Directive :: Collect every line that includes the string "with".

========

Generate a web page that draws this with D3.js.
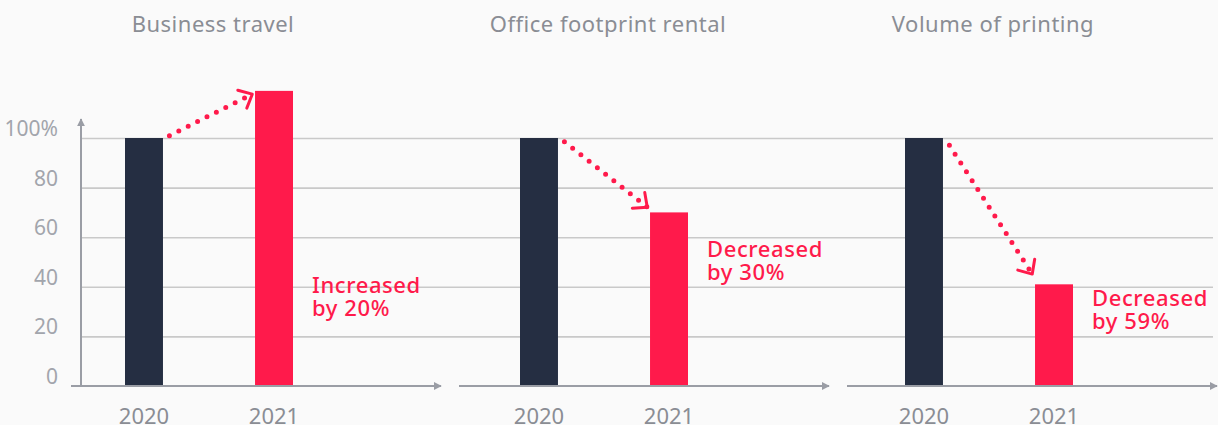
<!DOCTYPE html>
<html>
<head>
<meta charset="utf-8">
<script src="https://cdn.jsdelivr.net/npm/d3@7"></script>
<style>
  html, body { margin: 0; padding: 0; background: #fafafa; }
  svg { display: block; font-family: "Noto Sans", "Open Sans", sans-serif; }
</style>
</head>
<body>
<script>
// ---------- data
var panels = ["Business travel", "Office footprint rental", "Volume of printing"];
var years = ["2020", "2021"];
var values2020 = [100, 100, 100];
var values2021 = [119, 70, 41];
var notes1 = ["Increased", "Decreased", "Decreased"];
var notes2 = ["by 20%", "by 30%", "by 59%"];
var yTicks = [0, 20, 40, 60, 80, 100];

// ---------- layout
var w = 1218, h = 425;
var navy = "#252e42", red = "#ff1a4b", grey = "#9a9da5";
var barStart = [125, 520, 905];      // left edge of each panel's 2020 bar
var axisStart = [71, 459, 847];      // x axis of each panel
var axisLen = 370;
var noteY = [293, 257, 306];         // baseline of first note line

var svg = d3.select("body").append("svg")
  .attr("width", w)
  .attr("height", h);

var defs = svg.append("defs");
defs.append("marker")
  .attr("id", "tri")
  .attr("viewBox", "0 0 10 10")
  .attr("refX", 9).attr("refY", 5)
  .attr("markerWidth", 8).attr("markerHeight", 8)
  .attr("markerUnits", "userSpaceOnUse")
  .attr("orient", "auto")
  .append("path")
  .attr("d", "M0,0L10,5L0,10Z")
  .attr("fill", grey);

// y scale shared by all panels
var yScale = d3.scaleLinear()
  .domain([0, 100])
  .range([386, 138]);

// gridlines
var grid = d3.axisLeft(yScale)
  .tickValues(yTicks.slice(1))
  .tickSize(-(1213 - 81))
  .tickFormat("");
svg.append("g")
  .attr("transform", "translate(81,0)")
  .call(grid)
  .call(function(g) {
    g.select(".domain").remove();
    g.selectAll("line").attr("stroke", "#c9c9c9").attr("stroke-width", 1.6);
  });

// y tick labels (sit just above their gridline)
var yAxis = d3.axisLeft(yScale)
  .tickValues(yTicks)
  .tickSize(0)
  .tickPadding(23)
  .tickFormat(function(d) { return d === 100 ? "100%" : d; });
svg.append("g")
  .attr("transform", "translate(81,0)")
  .call(yAxis)
  .call(function(g) {
    g.select(".domain").remove();
    g.selectAll("text")
      .attr("dy", "-0.12em")
      .attr("font-size", 21)
      .attr("font-family", "'Noto Sans', sans-serif")
      .attr("fill", "#a2a5ac");
  });

// y axis line with arrow
svg.append("line")
  .attr("x1", 81).attr("x2", 81)
  .attr("y1", 386).attr("y2", 119)
  .attr("stroke", grey).attr("stroke-width", 2)
  .attr("marker-end", "url(#tri)");

panels.forEach(function(name, i) {
  var g = svg.append("g");

  var xScale = d3.scaleBand()
    .domain(years)
    .range([barStart[i], barStart[i] + 168])
    .paddingInner(0.708)
    .paddingOuter(0);

  var vals = [values2020[i], values2021[i]];

  // bars
  g.selectAll("rect")
    .data(years)
    .enter()
    .append("rect")
    .attr("x", function(d) { return xScale(d); })
    .attr("y", function(d, j) { return yScale(vals[j]); })
    .attr("width", xScale.bandwidth())
    .attr("height", function(d, j) { return yScale(0) - yScale(vals[j]); })
    .attr("fill", function(d, j) { return j === 0 ? navy : red; });

  // x axis line with arrow
  g.append("line")
    .attr("x1", axisStart[i]).attr("x2", axisStart[i] + axisLen)
    .attr("y1", 386).attr("y2", 386)
    .attr("stroke", grey).attr("stroke-width", 2)
    .attr("marker-end", "url(#tri)");

  // year labels (cut by the bottom edge, as in the original)
  var xAxis = d3.axisBottom(xScale).tickSize(0).tickPadding(0);
  g.append("g")
    .attr("transform", "translate(0,424)")
    .call(xAxis)
    .call(function(a) {
      a.select(".domain").remove();
      a.selectAll("text")
        .attr("dy", 0)
        .attr("y", 0)
        .attr("font-size", 22)
        .attr("font-family", "'Noto Sans', sans-serif")
        .attr("fill", "#8a8d94");
    });

  // panel title, centred over the two bars
  var mid = (xScale(years[0]) + xScale(years[1]) + xScale.bandwidth()) / 2;
  g.append("text")
    .attr("x", mid + 4)
    .attr("y", 32)
    .attr("text-anchor", "middle")
    .attr("font-size", 22)
    .attr("letter-spacing", 0.5)
    .attr("fill", "#8a8d94")
    .text(name);

  // dotted arrow from the top of 2020 to the top of 2021
  var ax = xScale(years[0]) + xScale.bandwidth(), ay = yScale(vals[0]);
  var bx = xScale(years[1]), by = yScale(vals[1]);
  var sx = ax + (bx - ax) * 0.07, sy = ay + (by - ay) * 0.05;
  var ex = ax + (bx - ax) * 0.97, ey = ay + (by - ay) * 0.93;
  g.append("line")
    .attr("x1", sx).attr("y1", sy)
    .attr("x2", ex).attr("y2", ey)
    .attr("stroke", red)
    .attr("stroke-width", 5)
    .attr("stroke-linecap", "round")
    .attr("stroke-dasharray", "0 10.5");

  var ang = Math.atan2(ey - sy, ex - sx) + Math.PI;
  var len = 15, spread = 42 * Math.PI / 180;
  var head = d3.path();
  head.moveTo(ex + len * Math.cos(ang - spread), ey + len * Math.sin(ang - spread));
  head.lineTo(ex, ey);
  head.lineTo(ex + len * Math.cos(ang + spread), ey + len * Math.sin(ang + spread));
  g.append("path")
    .attr("d", head.toString())
    .attr("fill", "none")
    .attr("stroke", red)
    .attr("stroke-width", 3)
    .attr("stroke-linecap", "round")
    .attr("stroke-linejoin", "round");

  // note next to the 2021 bar
  var nx = bx + xScale.bandwidth() + 19;
  var note = g.append("text")
    .attr("x", nx)
    .attr("y", noteY[i])
    .attr("font-size", 22)
    .attr("font-weight", 500)
    .attr("letter-spacing", 0.6)
    .attr("fill", red);
  note.append("tspan").text(notes1[i]);
  note.append("tspan")
    .attr("x", nx)
    .attr("dy", 23)
    .text(notes2[i]);
});
</script>
</body>
</html>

========

Solution to this problem ::
Generate a web page that draws this with D3.js.
// y axis line with arrow
  // x axis line with arrow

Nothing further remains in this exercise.